(Bloomberg) -- European gas futures fell as traders weighed ample stockpiles and progress on restarting a long-shut US liquefied natural gas plant against risks that demand may start picking up again.
Benchmark contracts dropped as much as 4.7% on Thursday after two days of gains. Freeport LNG in Texas, shuttered by an explosion last summer, received further approvals to restart activities, signaling more fuel shipments later this quarter. That should further bolster Europe’s supply, after a mild winter and energy-saving efforts helped to keep gas inventories well stocked and pushed prices lower.
Temperatures in parts of Europe are forecast to fall next week, possibly boosting demand for heating. “Nevertheless, strong fundamentals provide a safety net,” analysts at consultancy Alfa Energy Ltd. said in a note. “Thus the effect of the upcoming cold snap is being dampened before it hits the market.”

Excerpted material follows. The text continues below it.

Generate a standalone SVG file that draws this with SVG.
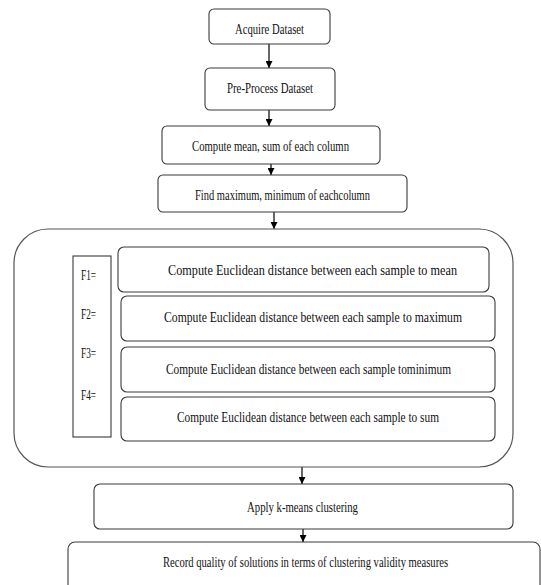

Dutch front-month futures, Europe’s gas benchmark, traded 3.4% lower at €57.50 a megawatt-hour by 12:38 p.m. in Amsterdam. The UK equivalent contract fell 2.8%.
Still, traders are closely watching for any signs of gas consumption picking up after the recent price drop — both in Europe and Asia — as that could lead to tighter global supplies given Russia’s severe cuts in exports.
“I would not declare an end to the energy crisis,” Shell Plc Chief Executive Officer Wael Sawan told Bloomberg TV on Thursday. “I think we have a way to go.”
For now, China’s demand for LNG remains lackluster, and fuel shipments to Europe stay higher than usual for the time of the year. But the market may see “a significant appetite” from the Asian nation again, according to Sawan.